Four hundred Republicans in Boston loudly applauded the President's No. 6 Man. But in Washington there was no applause. The speech made raw nerves rawer, set Senators and observers to wondering if President Hoover, through his No. 6 Man, had attempted to start a backfire of popular resentment against the Senate.
Quick to use the Adams speech as a wedge to drive farther apart the two elements of the Republican party was Mississippi's Senator Pat Harrison, archironist of the Democrats. Tongue in cheek, he prodded and pummeled the achy joints of the Senate G. O. P. Surely, he said, Secretary Adams did not mean to include in his list Senator Borah, who had "rendered greater service to the Republican party in the campaign and contributed more to its victory" than Herbert Hoover himself. Senator Brookhart, of all Republicans one of the least Regular, asked if Secretary Adams was not once himself "a distinguished insurgent in Massachusetts."
Senator Borah interposed: "He was not distinguished."
Of Speaker Longworth, Senator Harrison said: "He is approaching more nearly the tsarism of Speaker Reed than any speaker since those days. . . .* Is the Speaker praised . . . because his organization strangles and is now willing to kill the farm relief measure?"
"The obscure conference committee" that would write the Tariff Bill stirred Senator Harrison to ridicule. Explaining that Utah's Senator Reed Smoot would head that conference as chairman of the Finance Committee, Senator Harrison cried: "Is he obscure? Why, children have lisped the name of Reed Smoot, have read it a million times. . . . Senator Reed of Pennsylvania? He is not obscure. . . He made his reputation by defending Mellon. . . . And that other Republican conferee, the senior Senator from Indiana [Watson, leader of the Republican majority in the Senate]--he is not obscure. He has been in public life or trying to break into it ever since he reached his majority."

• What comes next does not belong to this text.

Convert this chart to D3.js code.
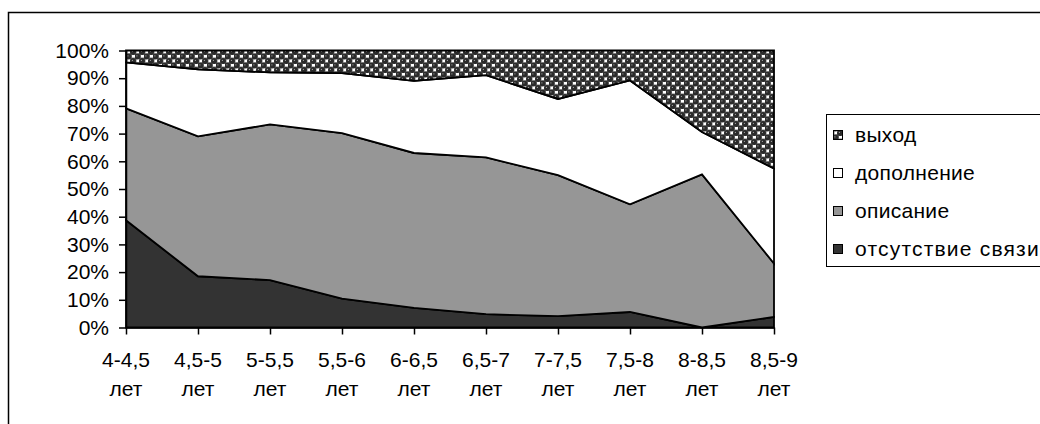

Referring to the No. 6 Man as "Mr. Foghorn Adams," Senator Harrison quoted his remarks on the greatness of President Hoover and replied, with privileged Senatorial rudeness, that the President is "as negative a quantity ... as any we have ever had." Upon Secretary Adams's praise of the Cabinet of which he is a member Senator Harrison commented: "He recommends himself pretty highly, don't you think?" After his Boston speech, and the Harrison reply, Secretary Adams went to Newport, awarded diplomas at the Navy's War College, delivered the graduation speech. It was the shortest on record--two minutes.
*Reference to the 13 Republican Senators who helped to vote the Debenture Plan into the bill against the wishes of President Hoover.
*Thomas Brackett Reed (1839-1902) of Maine was twice Speaker of the House: 1889-91 and 1895-99. Strong of will, he, with William McKinley and Joseph Gurney Cannon, framed new parliamentary rules which provided that every Representative must vote, that members present but not voting could be counted for a quorum, that no dilatory or filibustering motion be entertained by the Speaker. Attacked as a "Tsar," he used his rules to rush through the House the McKinley (1890) and the Dingley (1897) tariff bills.
With McKinley and Cannon, Tsar Reed held control of the Rules Committee, framed programs which he would announce thus: "Gentlemen, William and Joseph and I have decided to perpetuate the following outrage." Speaker Reed once characterized his opponents as follows:
"The Democratic Party is like a man riding backward in a railroad car: it never sees anything until it has passed it."